There’s setting up for a next season, and then there’s this, as Eleanor, desperately trying to find a way to thwart Michael’s plan to wipe their memories and force them to dance for the Bad Place’s amusement again, scribbles something on the flyleaf of the last of Chidi’s philosophy books, and has Janet (who can’t eat) hold it in her mouth. Michael’s plan is to spread them out among different “soulmates” next time (Eleanor gets a blandly hunky former mailman and workout freak to keep her distracted), but, when the rebooted Janet delivers the paper back to Eleanor, it says, simply, “Eleanor—Find Chidi.” After seeing this mind-wiped Eleanor going through the same motions we saw in the first episode—only now seeing Michael’s true nature in every gesture and [shudder] smile—the dramatic and comedic possibilities opening up in front of her genuinely demand a second season of such an ambitious and uniquely satisfying (and hilarious) series.

Stray observations

  • We finally see how Eleanor died, her annual lonely, self-destructive birthday blowout a function of the cocoon of hard, self-sufficient armor her shitty, neglectful parents left her to develop. (We see the young teenaged Eleanor, finally emancipated, eating her self-bought birthday cake in her new, mostly empty apartment.) Still, as she tells Jason when convincing him they have to turn themselves in to save their friends, she’s done using her parents’ undeniably awful example as an excuse to be an asshole
  • Not that Eleanor wasn’t an entertaining asshole, telling the unsuspecting checkout girl about her big birthday plans, “Yup, gonna sit alone in my house watching wedding fails on YouTube drinking margaritas through a Twizzler straw until I pass out on top of my vibrator.”
  • In Eleanor’s supermarket flashback, Tahani’s on the cover of one of the checkout magazines.
  • Jason’s ideas of sexy stuff, according to Janet: Lamborghinis, cool snakes, girls with pigtails eating lollipops, spinning rims, 20,000 followers on Instagram, latex pants, Carls Jr. ads, and sex. Eleanor: “Some of those are right.”
  • After all Eleanor’s protestations about how she deserved a Medium Place, the one we see just won’t suit this new and improved Eleanor at all. Apart from the warm beer, Eagles’ music (only live versions), water-stained Anne Rice vampire novels, Cannonball Run II (and the making-of, both on VHS), and Shatner poetry, Mindy St. Clair’s company—which the old Eleanor would have welcomed—is already wearing on her by the time she convinces Jason to leave.
  • Maribeth Monroe, as she does on Workaholics, is outstanding at twisting her mobile face around moral compromises and outright borderline insanity. Her dead-eyed reverie when remembering how much she used to love cocaine holds just long enough to be hilarious coming and going.

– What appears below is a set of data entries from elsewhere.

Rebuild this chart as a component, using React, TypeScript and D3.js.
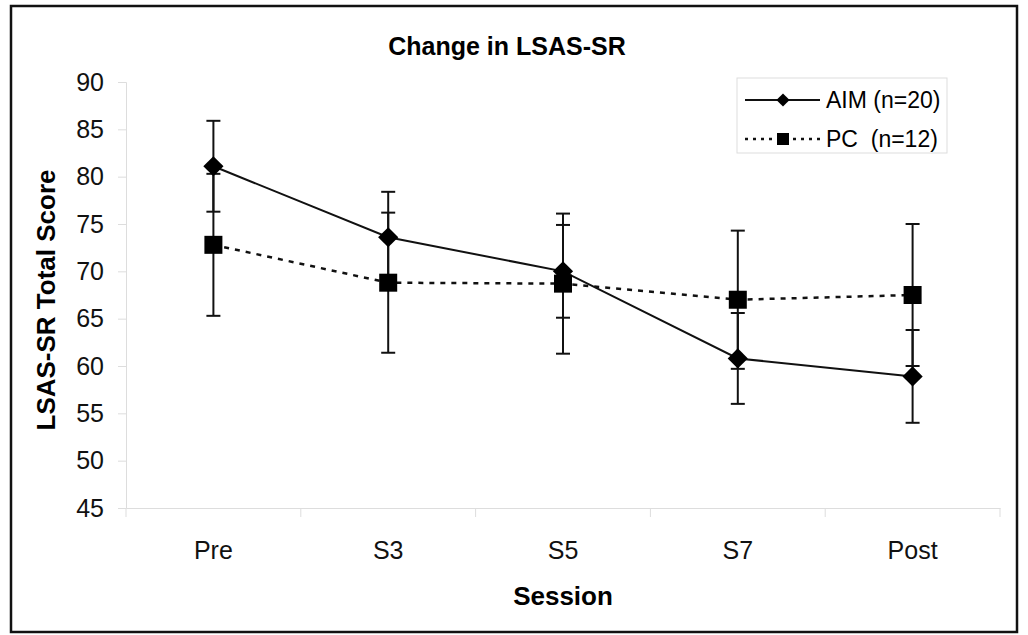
import React, { useEffect, useRef } from "react";
import * as d3 from "d3";

const sessions = ["Pre", "S3", "S5", "S7", "Post"];
const aimMeans = [81.1, 73.6, 70.0, 60.8, 58.9];
const aimErrors = [4.8, 4.8, 4.9, 4.8, 4.9];
const pcMeans = [72.8, 68.8, 68.7, 67.0, 67.5];
const pcErrors = [7.5, 7.4, 7.4, 7.3, 7.5];
const yTicks = [45, 50, 55, 60, 65, 70, 75, 80, 85, 90];

const FONT = "'Liberation Sans', Arial, sans-serif";

const App = () => {
  const ref = useRef<SVGSVGElement>(null);

  useEffect(() => {
    const svg = d3.select(ref.current).attr("width", 1028).attr("height", 635);
    svg.selectAll("*").remove();

    const left = 126, right = 1000, top = 82, bottom = 508;

    const x = d3.scaleBand().domain(sessions).range([left, right]);
    const y = d3.scaleLinear().domain([45, 90]).range([bottom, top]);
    const cx = (s: string) => (x(s) as number) + x.bandwidth() / 2;

    // outer frame
    svg.append("rect")
      .attr("x", 11).attr("y", 6).attr("width", 1006).attr("height", 626)
      .attr("fill", "white").attr("stroke", "#111").attr("stroke-width", 2.5);

    // axes
    const yAxis = svg.append("g")
      .attr("transform", `translate(${left},0)`)
      .call(d3.axisLeft(y).tickValues(yTicks).tickSize(8).tickPadding(14));
    const xAxis = svg.append("g")
      .attr("transform", `translate(0,${bottom})`)
      .call(d3.axisBottom(x).tickSize(0).tickPadding(33));
    // category boundary ticks
    xAxis.selectAll("line.sep")
      .data(sessions.concat(["_end"]))
      .join("line")
      .attr("class", "sep")
      .attr("x1", (d, i) => left + i * x.bandwidth())
      .attr("x2", (d, i) => left + i * x.bandwidth())
      .attr("y1", 0).attr("y2", 9)
      .attr("stroke", "#ddd");
    [yAxis, xAxis].forEach((g) => {
      g.selectAll(".domain").attr("stroke", "#ddd");
      g.selectAll(".tick line").attr("stroke", "#ddd");
      g.selectAll("text")
        .attr("font-family", FONT).attr("font-size", 25).attr("fill", "#111");
    });

    // error bars
    const drawErr = (means: number[], errs: number[]) => {
      const g = svg.append("g").attr("stroke", "#111").attr("stroke-width", 2);
      sessions.forEach((s, i) => {
        const x0 = cx(s);
        const y1 = y(means[i] + errs[i]);
        const y2 = y(means[i] - errs[i]);
        g.append("line").attr("x1", x0).attr("x2", x0).attr("y1", y1).attr("y2", y2);
        [y1, y2].forEach((yy) =>
          g.append("line").attr("x1", x0 - 7).attr("x2", x0 + 7).attr("y1", yy).attr("y2", yy)
        );
      });
    };
    drawErr(pcMeans, pcErrors);
    drawErr(aimMeans, aimErrors);

    const line = d3.line<number>()
      .x((d, i) => cx(sessions[i]))
      .y((d) => y(d));

    svg.append("path")
      .attr("d", line(pcMeans))
      .attr("fill", "none").attr("stroke", "#111")
      .attr("stroke-width", 2.5).attr("stroke-dasharray", "5,6");
    svg.append("path")
      .attr("d", line(aimMeans))
      .attr("fill", "none").attr("stroke", "#111").attr("stroke-width", 2);

    const diamond = d3.symbol().type(d3.symbolDiamond2);
    svg.append("g").selectAll("path")
      .data(aimMeans)
      .join("path")
      .attr("d", diamond.size(260)())
      .attr("transform", (d, i) => `translate(${cx(sessions[i])},${y(d)})`)
      .attr("fill", "#000");
    svg.append("g").selectAll("rect")
      .data(pcMeans)
      .join("rect")
      .attr("x", (d, i) => cx(sessions[i]) - 9)
      .attr("y", (d) => y(d) - 9)
      .attr("width", 18).attr("height", 18)
      .attr("fill", "#000");

    // titles
    svg.append("text")
      .attr("x", 507).attr("y", 55).attr("text-anchor", "middle")
      .attr("font-family", FONT).attr("font-size", 25).attr("font-weight", "bold")
      .text("Change in LSAS-SR");
    svg.append("text")
      .attr("x", 563).attr("y", 605).attr("text-anchor", "middle")
      .attr("font-family", FONT).attr("font-size", 26).attr("font-weight", "bold")
      .text("Session");
    svg.append("text")
      .attr("transform", "translate(55,300) rotate(-90)")
      .attr("text-anchor", "middle")
      .attr("font-family", FONT).attr("font-size", 26).attr("font-weight", "bold")
      .text("LSAS-SR Total Score");

    // legend
    const lg = svg.append("g");
    lg.append("rect")
      .attr("x", 737).attr("y", 78).attr("width", 210).attr("height", 75)
      .attr("fill", "white").attr("stroke", "#ddd");
    lg.append("line")
      .attr("x1", 745).attr("x2", 820).attr("y1", 100).attr("y2", 100)
      .attr("stroke", "#111").attr("stroke-width", 2);
    lg.append("path")
      .attr("d", diamond.size(110)())
      .attr("transform", "translate(783,100)");
    lg.append("line")
      .attr("x1", 745).attr("x2", 820).attr("y1", 139).attr("y2", 139)
      .attr("stroke", "#111").attr("stroke-width", 2.5).attr("stroke-dasharray", "3,5");
    lg.append("rect")
      .attr("x", 777).attr("y", 133).attr("width", 12).attr("height", 12);
    lg.append("text")
      .attr("x", 826).attr("y", 108)
      .attr("font-family", FONT).attr("font-size", 23)
      .text("AIM (n=20)");
    lg.append("text")
      .attr("x", 826).attr("y", 147)
      .attr("font-family", FONT).attr("font-size", 23)
      .attr("xml:space", "preserve").style("white-space", "pre")
      .text("PC  (n=12)");
  }, []);

  return <svg ref={ref} style={{ position: "absolute", left: 0, top: 0 }}></svg>;
};

export default App;
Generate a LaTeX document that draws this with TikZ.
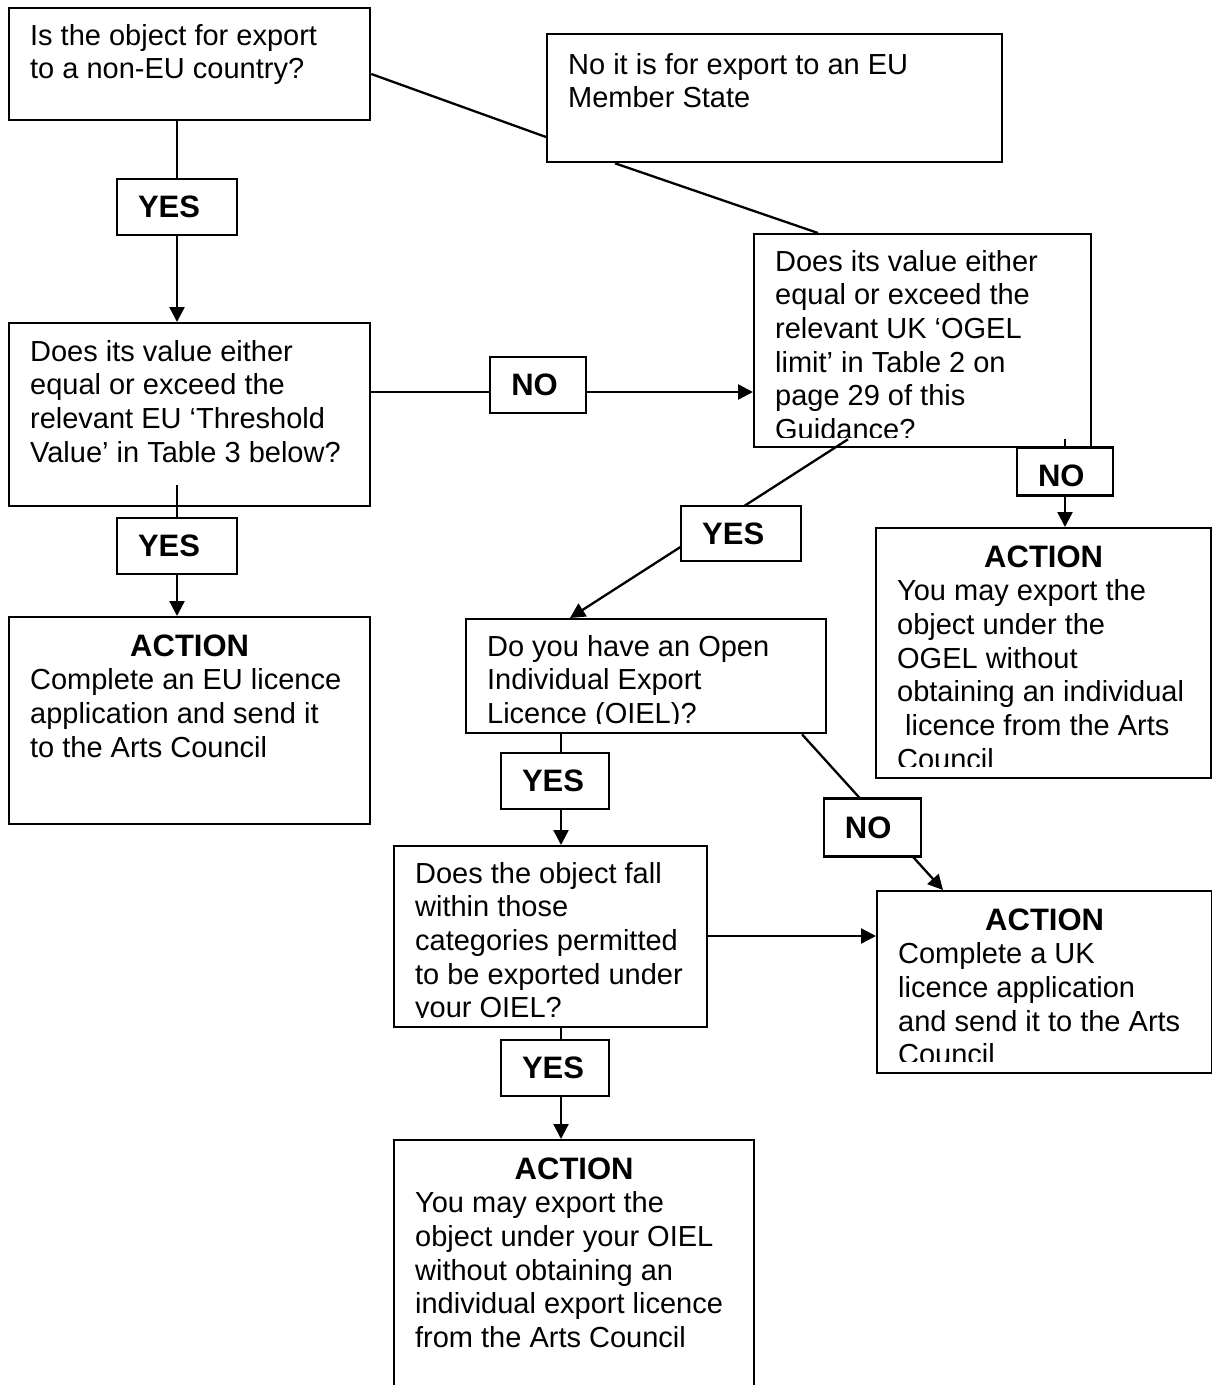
\documentclass[tikz,border=0pt]{standalone}
\usepackage{fontspec}
\setmainfont{Liberation Sans}
\usetikzlibrary{positioning,calc,arrows.meta}
\tikzset{box/.style={draw, fill=white, line width=2.3pt, anchor=north west, inner sep=0pt},
         lab/.style={draw, fill=white, line width=2.3pt, font=\bfseries\fontsize{31}{34}\selectfont,
                     inner xsep=21pt, inner ysep=0pt, minimum height=56pt, text width=#1, align=left},
         con/.style={line width=2.3pt},
         arr/.style={con, -{Triangle[length=15pt,width=15pt]}}
}
% text of a box: width, height, first baseline, lines
\newcommand{\boxtxt}[4]{\parbox[c][#2][t]{#1}{\leftskip=21pt\rightskip=0pt plus 1fil
  \fontsize{29}{33.7}\selectfont\rule{0pt}{#3}#4}}
\newcommand{\actiontxt}[3]{\parbox[c][#2][t]{#1}{\centering\bfseries\fontsize{31}{34}\selectfont
  \rule{0pt}{39pt}ACTION\par
  \leftskip=21pt\rightskip=0pt plus 1fil\mdseries\fontsize{29}{33.7}\selectfont #3}}

\begin{document}
\begin{tikzpicture}[x=1pt,y=-1pt]
  \path[use as bounding box, fill=white] (0,0) rectangle (1212,1385);

  % questions and actions
  \node[box] (q1) at (8,7) {\boxtxt{361pt}{112pt}{37pt}{Is the object for export\\to a non-EU country?}};
  \node[box] (noeu) at (546,33) {\boxtxt{455pt}{128pt}{40pt}{No it is for export to an EU\\Member State}};
  \node[box] (q2) at (8,322) {\boxtxt{361pt}{183pt}{38pt}{Does its value either\\equal or exceed the\\relevant EU ‘Threshold\\Value’ in Table 3 below?}};
  \node[box] (q3) at (753,233) {\boxtxt{337pt}{213pt}{37pt}{Does its value either\\equal or exceed the\\relevant UK ‘OGEL\\limit’ in Table 2 on\\page 29 of this\\Guidance?}};
  \node[box] (a1) at (8,616) {\actiontxt{361pt}{207pt}{Complete an EU licence\\application and send it\\to the Arts Council}};
  \node[box] (a2) at (875,527) {\actiontxt{335pt}{250pt}{You may export the\\object under the\\OGEL without\\obtaining an individual\\\hspace*{8pt}licence from the Arts\\Council}};
  \node[box] (q4) at (465,618) {\boxtxt{360pt}{114pt}{37pt}{Do you have an Open\\Individual Export\\Licence (OIEL)?}};
  \node[box] (q5) at (393,845) {\boxtxt{313pt}{181pt}{37pt}{Does the object fall\\within those\\categories permitted\\to be exported under\\your OIEL?}};
  \node[box] (a3) at (876,890) {\actiontxt{335pt}{182pt}{Complete a UK\\licence application\\and send it to the Arts\\Council}};
  \node[box] (a4) at (393,1139) {\actiontxt{360pt}{300pt}{You may export the\\object under your OIEL\\without obtaining an\\individual export licence\\from the Arts Council}};

  % text frames cut the last line
  \foreach \b/\h in {q3/10.6,q4/10.6,q5/10.6,a2/12.5,a3/12.5}
    \fill[white] ($(\b.south west)+(2.6,-\h)$) rectangle ($(\b.south east)+(-2.6,-2.6)$);

  % EU member state
  \draw[con] ($(q1.north east)+(0,67)$) -- ($(noeu.north west)+(0,104)$);
  \draw[con] ($(noeu.south west)+(69,0)$) -- ($(q3.north west)+(65,0)$);

  % yes / no branches
  \draw[arr] ($(q1.south west)+(169,0)$) -- node[lab=78pt, pos=0.426] (yes1) {YES} ($(q2.north west)+(169,0)$);
  \draw[arr] ($(q2.north east)+(0,70)$) -- node[lab=54pt, pos=0.4375, yshift=7pt] (no1) {NO} ($(q3.north west)+(0,159)$);
  \draw[arr] ($(q2.south west)+(169,-22)$) -- node[lab=78pt, pos=0.466] (yes2) {YES} ($(a1.north west)+(169,0)$);
  \draw[arr] ($(q3.south west)+(312,-9)$) -- node[lab=54pt, pos=0.367, minimum height=48pt, text height=30pt, text depth=0pt] (no2) {NO} ($(a2.north west)+(190,0)$);
  \draw[arr] ($(q3.south west)+(95,-9)$) -- node[lab=78pt, pos=0.528, xshift=40pt, minimum height=55pt] (yes3) {YES} ($(q4.north west)+(105,0)$);
  \draw[arr] ($(q4.south west)+(96,0)$) -- node[lab=66pt, pos=0.42, xshift=-6pt] (yes4) {YES} ($(q5.north west)+(168,0)$);
  \draw[arr] ($(q4.south west)+(337,0)$) -- node[lab=55pt, pos=0.599, xshift=-14pt, minimum height=58pt] (no3) {NO} ($(a3.north west)+(67,0)$);
  \draw[arr] ($(q5.north east)+(0,91)$) -- ($(a3.north west)+(0,46)$);
  \draw[arr] ($(q5.south west)+(168,0)$) -- node[lab=66pt, pos=0.358, xshift=-6pt] (yes5) {YES} ($(a4.north west)+(168,0)$);
\end{tikzpicture}
\end{document}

  • And any time Adam Scott can come back as peerless Bad Place douchebag Trevor is most welcome. Here, I especially loved how he rides into frame on a BMX bike before just letting it careen offscreen.
  • The twist robs Shawn of his deadpan, but, before then, Marc Evan Jackson has some pitch-perfect withering lines. “I have ruled the fart inadmissible as evidence” and “This is the almighty judge on high of all beings living and dead for all eternity. My name’s Shaun,” just wouldn’t work with anyone else.
  • Also: “In preparation for your trip to the Bad Place, please put on these fedoras.”
  • Apart from being the source of that inadmissible fart, here’s to Bad Janet for her greeting, “What’s up, forknuts?”
  • Good Janet and Jason haven’t been able to figure out sex yet, somehow. (I mean, Janet knows everything, and Jason was hot back on Earth.) Still, their stick-figure sex plans are clearly Jason’s work, with names such as: leap frog, merry-go-round, centipede, webcrawler, trombone, and triple-double.
  • Later, he brags, “We did a bunch of awesome amazing stuff which almost turned out to be sex.”
  • Great mislead on Jason’s attempt to Molotov-cocktail the train back to the Good Place, as the bottle just clunks harmlessly off the engine. “Blowing stuff up got me out of so many jams on Earth,” he explains.
  • That being said, Jason’s first instinct that this has all been one big prank show turns out to be essentially correct.
  • Tiya Sircar has been great as Real Eleanor, somehow making her too-good-to-be-true selflessness seem appealing and not cloying. So when she (her real name’s Vicki) tells the four humans to suck it, it’s funnier than it’d be otherwise.
  • The one book Eleanor took with her is T.M. Scanlon’s What We Owe To Each Other. I could lie and say I’ve read it, but I can’t spare the points.
  • And that’s it for season one of The Good Place. Thanks for reading, everyone. And if NBC doesn’t give us a second season, I think we know what place we’re all actually living in, don’t we?